Last but not least, the person who is agreed upon as the leader of the National Front will have to raise the level of her/his thinking. There is no substitute to sublimation in the times of deep crisis.

S.P. Shukla, former Secretary of Commerce and Finance, is a person who has been critical of the New Economic Policies from the very beginning. He seriously contemplated upon the anti-people consequences of the same and also put a sound ideological resistance to them in the initial round. Recently I had a discussion with him in Pune on the question of Opposition unity in view of the 2019 Lok Sabha elections. I shared my views and perception with him.

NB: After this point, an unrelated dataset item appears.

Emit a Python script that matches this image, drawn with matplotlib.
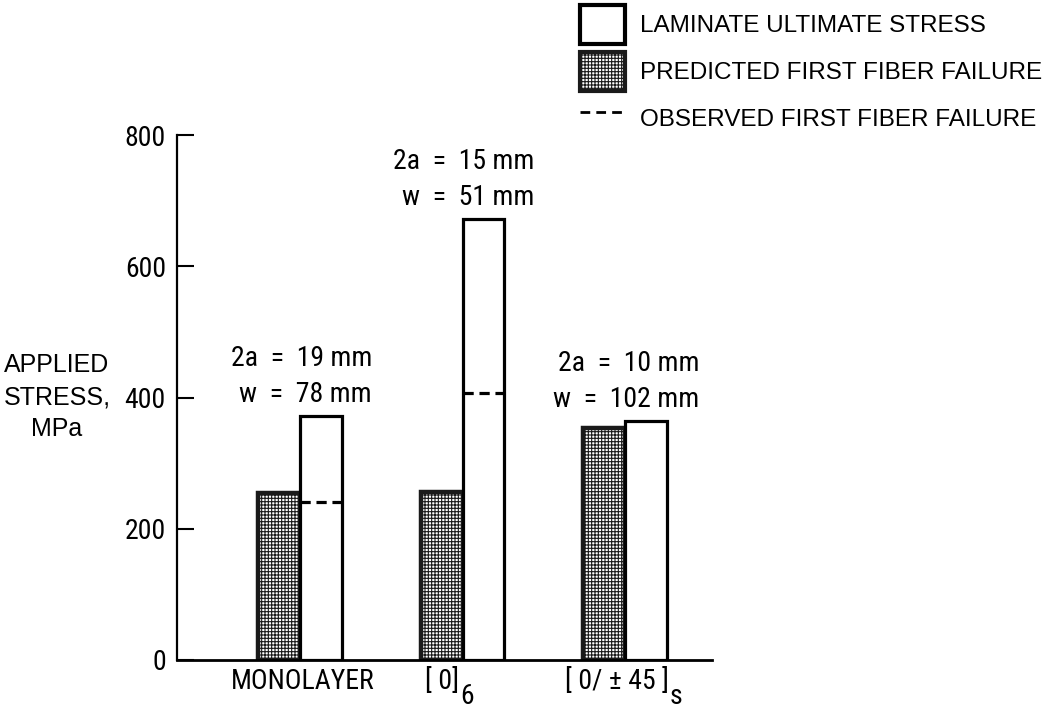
import matplotlib
matplotlib.use("Agg")
import matplotlib.pyplot as plt
from matplotlib.patches import Patch
from matplotlib.lines import Line2D
from matplotlib import font_manager
import numpy as np

# ---- data ----
categories = ["MONOLAYER", "[ 0]", "[ 0/ ± 45 ]"]
cat_subscripts = ["", "6", "s"]
predicted_first_fiber = [255, 256, 353]
laminate_ultimate = [372, 672, 364]
observed_first_fiber = [241, 407, None]
notes_2a = ["2a  =  19 mm", "2a  =  15 mm", "2a  =  10 mm"]
notes_w = ["w  =  78 mm", "w  =  51 mm", "w  =  102 mm"]
y_ticks = [0, 200, 400, 600, 800]
legend_labels = ["LAMINATE ULTIMATE STRESS", "PREDICTED FIRST FIBER FAILURE",
                 "OBSERVED FIRST FIBER FAILURE"]

# layout tweaks (points) for the hand-lettered category labels
label_dx = [2, -15, -6]

# ---- font choice: condensed face if one is installed ----
fl = font_manager.fontManager.ttflist
names = {f.name for f in fl}
narrow_kw = {"family": "Liberation Sans"}
for cand in ["Liberation Sans Narrow", "DejaVu Sans Condensed", "Roboto Condensed",
             "Open Sans Condensed", "Noto Sans Condensed"]:
    if cand in names:
        narrow_kw = {"family": cand}
        break
else:
    if any(f.name == "DejaVu Sans" and f.stretch in ("condensed", "semi-condensed", 600, 700)
           for f in fl) or any("Condensed" in f.fname and "DejaVu" in f.fname for f in fl):
        narrow_kw = {"family": "DejaVu Sans", "stretch": "condensed"}
    elif any(f.name == "Roboto" and "Condensed" in f.fname for f in fl):
        narrow_kw = {"family": "Roboto", "stretch": "condensed"}
is_narrow = narrow_kw["family"] != "Liberation Sans"
NS = 20 if is_narrow else 18.5
wide = "Liberation Sans"

plt.rcParams["hatch.linewidth"] = 0.8

fig = plt.figure(figsize=(10.59, 7.14), dpi=100)
ax = fig.add_axes([177/1059, 1-660/714, (712-177)/1059, (660-135)/714])

x = np.arange(len(categories))
bw = 0.258

ax.bar(x - bw/2, predicted_first_fiber, width=bw, facecolor="white",
       edgecolor="#1a1a1a", hatch="+++++", linewidth=3.2, zorder=2)
ax.bar(x + bw/2, laminate_ultimate, width=bw, facecolor="white",
       edgecolor="black", linewidth=2.3, zorder=2)
for xi, ob in zip(x, observed_first_fiber):
    if ob is not None:
        ax.hlines(ob, xi, xi + bw, colors="black", linewidth=2.3,
                  linestyles=(0, (3.2, 1.8)), zorder=3)

for xi, top, a, w in zip(x, laminate_ultimate, notes_2a, notes_w):
    ax.annotate(a + "\n" + w, (xi, top), xytext=(1, 6), textcoords="offset points",
                ha="center", va="bottom", fontsize=NS, linespacing=1.42,
                multialignment="right", **narrow_kw)

ax.set_xlim(-0.757, 2.535)
ax.set_ylim(0, 800)
ax.set_yticks(y_ticks)
ax.set_yticklabels([str(t) for t in y_ticks], fontsize=NS, **narrow_kw)
ax.tick_params(axis="y", direction="in", length=12, width=1.5, pad=8)
ax.set_xticks([])
for s in ["top", "right"]:
    ax.spines[s].set_visible(False)
ax.spines["left"].set_linewidth(1.6)
ax.spines["bottom"].set_linewidth(2.0)

tr = ax.get_xaxis_transform()
for xi, lab, sub, dx in zip(x, categories, cat_subscripts, label_dx):
    t = ax.annotate(lab, (xi, 0), xycoords=tr, xytext=(dx, -6),
                    textcoords="offset points", ha="center", va="top",
                    fontsize=NS, **narrow_kw)
    if sub:
        ax.annotate(sub, (1, 0.45), xycoords=t, xytext=(1, 0),
                    textcoords="offset points", ha="left", va="top",
                    fontsize=NS, **narrow_kw)

fig.text(57/1059, 1-397/714, "APPLIED\nSTRESS,\nMPa", ha="center", va="center",
         fontsize=18, family=wide, linespacing=1.4)

handles = [Patch(facecolor="white", edgecolor="black", linewidth=3.0),
           Patch(facecolor="white", edgecolor="#1a1a1a", hatch="+++++", linewidth=3.0),
           Line2D([0], [0], color="black", linestyle=(0, (3.5, 2.2)), linewidth=2.0)]
fig.legend(handles, legend_labels, loc="upper left",
           bbox_to_anchor=(580/1059, 1-5/714), frameon=False, borderpad=0,
           borderaxespad=0, handlelength=1.85, handleheight=2.12,
           handletextpad=0.6, labelspacing=0.3,
           prop={"family": wide, "size": 17.5})

fig.savefig("out.png", dpi=100)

He agreed to the idea and said if the next elections are fought under the leadership of Mamata or Mayawati, it will be a step forward—an entry of the gender aspect in the stream of subaltern politics which started in 1989 with the implementation of the Mandal Commission report.

The intellectuals and activists of the country, who are worried about the basic values of the Constitution—socialism, secularism and demo-cracy—and the erosion of constitutional institutions, should play a positive role in the formation and acceptance of the National Front. In India, leaders have often inspired intellectuals and artists. Now it is the turn of the intellectuals, artists and conscious representatives of the civil society to extend their guidance and co-operation to the leaders in times of crisis.

Dr Prem Singh teaches Hindi at Delhi University and is the President of the Socialist Party (India).